1) India to issue sovereign gold bonds starting April 20 

The government will issue Sovereign Gold Bonds (SGBs) in six tranches beginning April 20, the Reserve Bank of India said on Monday. Sovereign Gold Bond 2020-21 will be issued by Reserve Bank India on behalf of the Government of India.

 “Government of India, in consultation with the Reserve Bank of India, has decided to issue Sovereign Gold Bonds. The Sovereign Gold Bonds will be issued in six tranches from April 2020 to September 2020…,” the RBI said.

 The Bonds will be denominated in multiples of gram(s) of gold with a basic unit of 1 gram and the tenor of the SGB will be eight years with exit option after fifth year to be exercised on the interest payment dates.

“The Bonds will be restricted for sale to resident individuals, HUFs, Trusts, Universities and Charitable Institutions,” the central bank said.

The minimum permissible investment will be 1 gram of gold and the maximum limit of subscription shall be 4 KG for individual, 4 Kg for HUF and 20 Kg for trusts and similar entities per fiscal (April-March).

This sends a direct signal to the marketplace that gold is slowly being reintroduced to monetary policy, with India being the first country to announce a sovereign gold bond. 

2) Turkish treasury issues a gold bond 

Turkey will issue a gold-backed bond and sukuk for corporate investors, especially for retirement and investment funds, with a settlement date of Sept. 20, the Treasury announced on Tuesday. 

Bonds will have a 6-month interest or rent rate of 1%, the TreasuryTreasury said, adding that they will have a two-year maturity.

3) Central Banks Add More Gold To Their Reserves While Dumping U.S Treasuries

Central Banks globally added another 36 tons of gold to their reserves in February, which was about 33% higher than January’s totals. This year, central banks have bought a total of 64.5 tons of gold. 

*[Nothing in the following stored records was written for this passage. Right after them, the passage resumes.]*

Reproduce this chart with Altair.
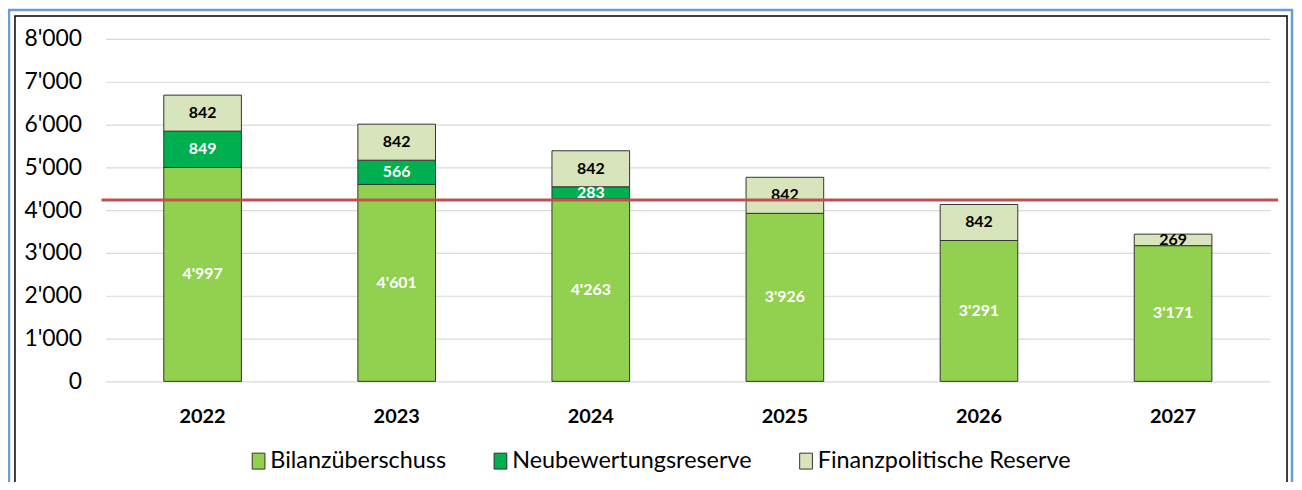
import altair as alt
import pandas as pd

years = ["2022", "2023", "2024", "2025", "2026", "2027"]
series = ["Bilanzüberschuss", "Neubewertungsreserve", "Finanzpolitische Reserve"]
bilanz = [4997, 4601, 4263, 3926, 3291, 3171]
neubew = [849, 566, 283, 0, 0, 0]
finanz = [842, 842, 842, 842, 842, 269]
threshold = [4235]
y_ticks = [0, 1000, 2000, 3000, 4000, 5000, 6000, 7000, 8000]
colors = ["#92D050", "#00B050", "#D8E4BC"]

rows = []
for i, y in enumerate(years):
    for k, (s, vals) in enumerate(zip(series, [bilanz, neubew, finanz])):
        rows.append({"year": y, "series": s, "ord": k, "value": vals[i]})
df = pd.DataFrame(rows)
df = df[df["value"] > 0]

FONT = "Lato"

base = alt.Chart(df)

bars = base.mark_bar(stroke="#333333", strokeWidth=1).encode(
    x=alt.X("year:N", sort=years,
            scale=alt.Scale(paddingInner=0.6, paddingOuter=0.3),
            axis=alt.Axis(title=None, labelAngle=0, labelFont=FONT, labelFontSize=20,
                          labelFontWeight="bold", labelColor="#000000", labelPadding=25,
                          ticks=False, domain=False, grid=False)),
    y=alt.Y("value:Q", stack="zero",
            scale=alt.Scale(domain=[0, 8000], nice=False),
            axis=alt.Axis(title=None, values=y_ticks, labelFont=FONT, labelFontSize=23,
                          labelColor="#000000", labelPadding=24, ticks=False, domain=False,
                          gridColor="#D9D9D9", gridWidth=1.2,
                          labelExpr="replace(format(datum.value, ','), ',', \"'\")")),
    color=alt.Color("series:N", sort=series,
                    scale=alt.Scale(domain=series, range=colors),
                    legend=alt.Legend(title=None, orient="none", direction="horizontal",
                                      legendX=142, legendY=412, labelFont=FONT,
                                      labelFontSize=23.5, labelColor="#000000", labelLimit=0,
                                      symbolType="M-0.8,-1H0.8V1H-0.8Z", symbolSize=256,
                                      symbolStrokeColor="#333333", symbolStrokeWidth=1,
                                      symbolOpacity=1, labelOffset=0, columnPadding=42,
                                      padding=0)),
    order=alt.Order("ord:Q", sort="ascending"),
)

labels = base.transform_stack(
    stack="value", groupby=["year"], sort=[alt.SortField("ord", order="ascending")],
    as_=["v0", "v1"]
).transform_calculate(
    mid="(datum.v0 + datum.v1) / 2",
    txt="replace(format(datum.value, ','), ',', \"'\")"
).mark_text(font=FONT, fontSize=16, fontWeight="bold", baseline="middle", align="center").encode(
    x=alt.X("year:N", sort=years),
    y=alt.Y("mid:Q"),
    text="txt:N",
    color=alt.condition(alt.datum.series == "Finanzpolitische Reserve",
                        alt.value("#000000"), alt.value("#FFFFFF")),
)

rule = alt.Chart(pd.DataFrame({"t": threshold})).mark_rule(color="#C0504D", strokeWidth=3).encode(
    y="t:Q", x=alt.value(-4), x2=alt.value(1178)
)

frame_df = pd.DataFrame({"a": [0]})
blue_frame = alt.Chart(frame_df).mark_rect(fill=None, stroke="#6C9BD6", strokeWidth=2.5).encode(
    x=alt.value(-97), x2=alt.value(1192), y=alt.value(-29), y2=alt.value(500)
)
black_frame = alt.Chart(frame_df).mark_rect(fill=None, stroke="#000000", strokeWidth=1.5).encode(
    x=alt.value(-91), x2=alt.value(1187), y=alt.value(-23), y2=alt.value(500)
)

chart = alt.layer(blue_frame, black_frame, bars, labels, rule).properties(
    width=1170, height=344,
    autosize=alt.AutoSizeParams(type="none"),
    padding={"left": 98, "top": 30, "right": 24, "bottom": 100},
    background="white",
).configure_view(stroke=None)

chart.save("out.html", embed_options={"renderer": "svg", "actions": False})
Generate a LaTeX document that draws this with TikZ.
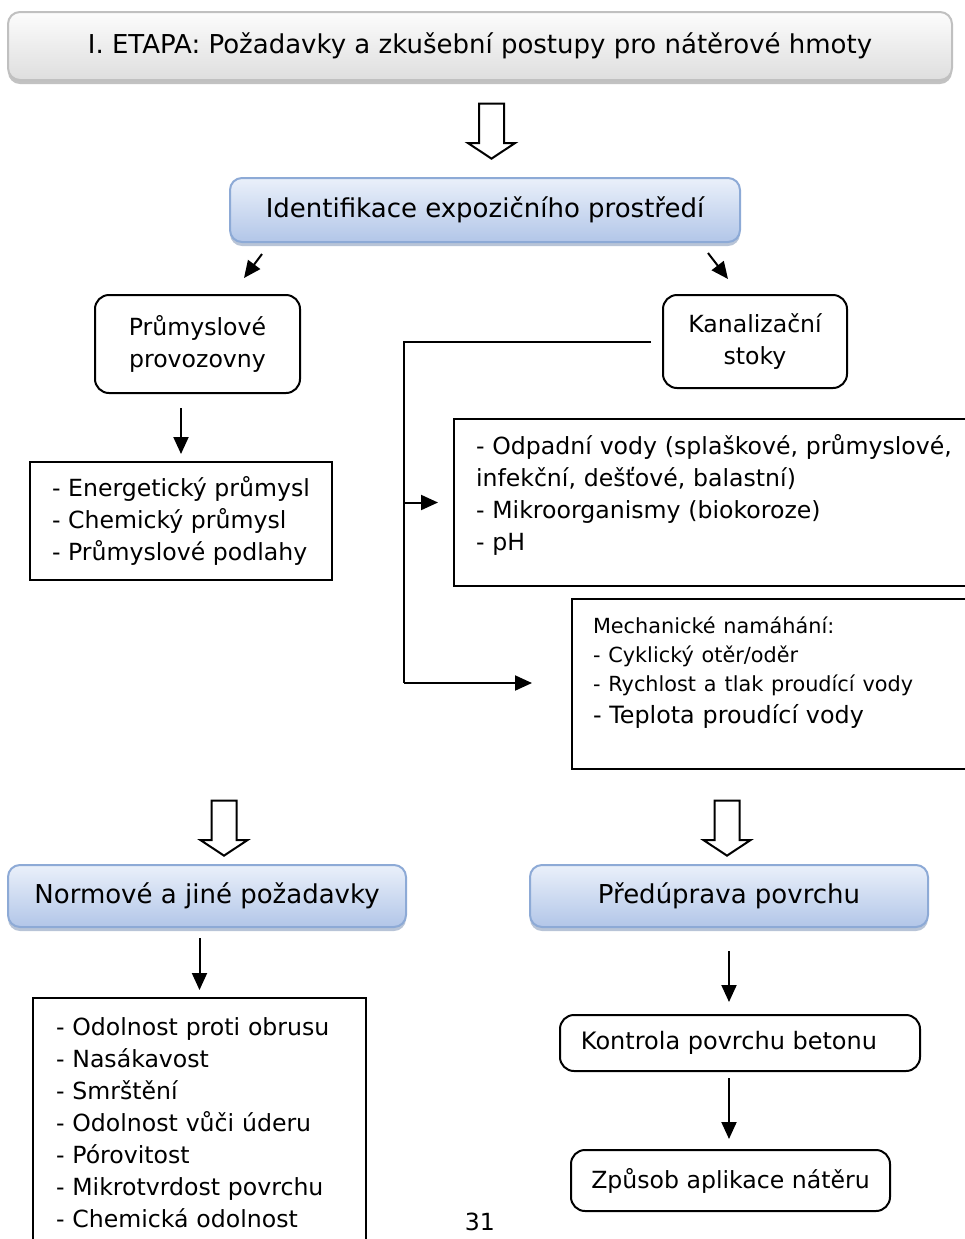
\documentclass[tikz,border=0pt]{standalone}
\usepackage{fontspec}
\setmainfont{DejaVu Sans}
\usetikzlibrary{shapes.arrows, shadows, arrows.meta}

\definecolor{grayedge}{RGB}{192,192,192}
\definecolor{graytop}{RGB}{252,252,252}
\definecolor{graybot}{RGB}{222,222,222}
\definecolor{blueedge}{RGB}{141,170,214}
\definecolor{bluetop}{RGB}{234,240,250}
\definecolor{bluebot}{RGB}{178,198,232}

\newcommand{\bigtxt}{\fontsize{13}{17}\selectfont}
\newcommand{\smalltxt}{\fontsize{10.4}{14.5}\selectfont}

\tikzset{
	every node/.style={font=\fontsize{11.8}{16}\selectfont},
	headbox/.style={rounded corners=6pt, draw=grayedge, line width=1pt, top color=graytop, bottom color=graybot,
		font=\bigtxt, drop shadow={shadow xshift=0pt, shadow yshift=-2pt, fill=gray!80, opacity=.6}},
	bluebox/.style={rounded corners=6pt, draw=blueedge, line width=1pt, top color=bluetop, bottom color=bluebot,
		font=\bigtxt, drop shadow={shadow xshift=0pt, shadow yshift=-2pt, fill=blueedge!70!gray, opacity=.6}},
	roundbox/.style={rounded corners=7pt, draw, line width=1pt, align=center},
	listbox/.style={draw, line width=1pt, align=left},
	hollow/.style={single arrow, draw, line width=1pt, fill=white, shape border rotate=270,
		inner sep=5.75pt, minimum height=27.5pt, single arrow head extend=5.5pt, single arrow tip angle=113},
	arr/.style={-{Triangle[length=8.5pt,width=7.5pt]}, line width=1pt},
}

\begin{document}
\begin{tikzpicture}[x=0.5pt, y=-0.5pt]
	\clip (0,0) rectangle (965,1239);
	
	% Stage header
	\node[headbox, minimum width=472pt, minimum height=34pt] (etapa) at (480,46)
		{I. ETAPA: Požadavky a zkušební postupy pro nátěrové hmoty};
	\node[hollow] (harrA) at (491.5,127) {};
	\node[bluebox, minimum width=255pt, minimum height=32pt] (ident) at (485,210)
		{Identifikace expozičního prostředí};
	
	% Environments
	\draw[arr] ([shift={(33,11)}]ident.south west) -- ++(-18,24);
	\draw[arr] ([shift={(-33,10)}]ident.south east) -- ++(20,26);
	\node[roundbox, minimum width=102.5pt, minimum height=49pt] (prum) at (197.5,344)
		{Průmyslové\\provozovny};
	\node[roundbox, minimum width=92pt, minimum height=46.5pt] (kanal) at (755,341.5)
		{Kanalizační\\stoky};
	
	% Industrial plants
	\node[listbox, minimum width=151pt, minimum height=59pt] (indus) at (181,521)
		{- Energetický průmysl\\- Chemický průmysl\\- Průmyslové podlahy};
	\draw[arr, shorten <=7pt, shorten >=3.5pt] (prum.south -| indus.north) -- (indus.north);
	
	% Sewers
	\node[listbox, anchor=north west, text width=300pt, inner xsep=11pt, minimum height=83.5pt, text depth=58pt] (odpad) at (453,418)
		{- Odpadní vody (splaškové, průmyslové,\\infekční, dešťové, balastní)\\- Mikroorganismy (biokoroze)\\- pH};
	\node[listbox, anchor=north west, text width=250pt, inner xsep=10.5pt, minimum height=85pt, text depth=58.7pt] (mech) at (571,598)
		{\smalltxt Mechanické namáhání:\\- Cyklický otěr/oděr\\- Rychlost a tlak proudící vody\par
		\fontsize{11.9}{16}\selectfont - Teplota proudící vody};
	\coordinate (bus) at (404,683);
	\draw[line width=1pt, shorten <=5.5pt] (kanal.west) -| (bus);
	\draw[arr, shorten >=7.5pt] (bus |- odpad.west) -- (odpad.west);
	\draw[arr, shorten >=19.5pt] (bus) -- (bus -| mech.west);
	
	% Requirements
	\node[hollow] (harrB) at (224,824) {};
	\node[hollow] (harrC) at (727,824) {};
	\node[bluebox, minimum width=199pt, minimum height=31pt] (norm) at (207,896)
		{Normové a jiné požadavky};
	\node[bluebox, minimum width=199pt, minimum height=31pt] (predup) at (729,896)
		{Předúprava povrchu};
	\node[listbox, anchor=north west, text width=143.5pt, inner xsep=11.5pt, minimum height=150pt, text depth=121pt] (req) at (32,997)
		{- Odolnost proti obrusu\\- Nasákavost\\- Smrštění\\- Odolnost vůči úderu\\- Pórovitost\\- Mikrotvrdost povrchu\\- Chemická odolnost};
	\draw[arr, shorten <=5pt, shorten >=3.5pt] (norm.south -| req.north) -- (req.north);
	
	% Surface preparation
	\node[roundbox, minimum width=180pt, minimum height=28pt, font=\fontsize{12}{16}\selectfont] (kontr) at (740,1043)
		{Kontrola povrchu betonu\hspace{11pt}};
	\node[roundbox, minimum width=159.5pt, minimum height=30.5pt] (zpus) at (730.5,1180.5)
		{Způsob aplikace nátěru};
	\draw[arr, shorten <=11.5pt, shorten >=6pt] (predup.south) -- (predup.south |- kontr.north);
	\draw[arr, shorten <=3pt, shorten >=5pt] (kontr.south -| predup.south) -- (zpus.north -| predup.south);
	
	\node (page) at (480,1222) {31};
\end{tikzpicture}
\end{document}
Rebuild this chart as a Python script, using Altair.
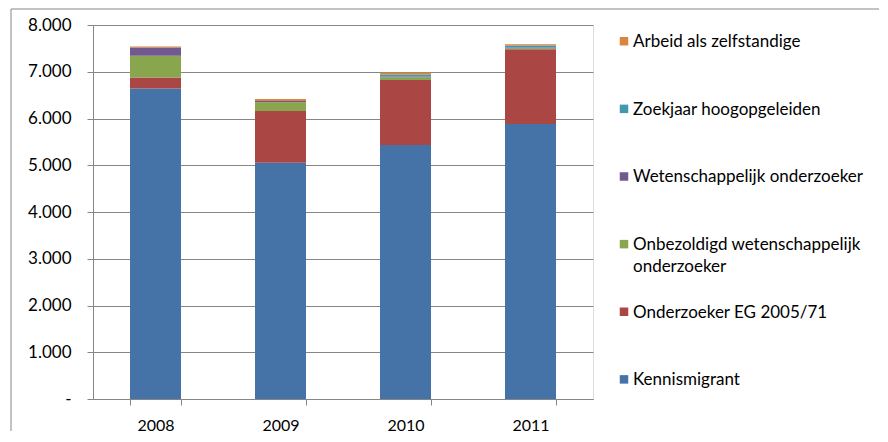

Februarys noteworthy buyers were: 

  • Turkey = 24.8t
  • Russia = 10.9t
  • Kazakhstan = 1.8t
  • Qatar = 1.6t

It interesting to note, as gold demand continues to be strong from central banks around the world, the same thing can’t be said for U.S treasuries. During the month of March, there was a complete fire sale of Treasuries by foreign governments and central banks. Foreign holders of treasuries dumped more than $100 billion in three weeks to March 25, which represents the biggest monthly drop on record.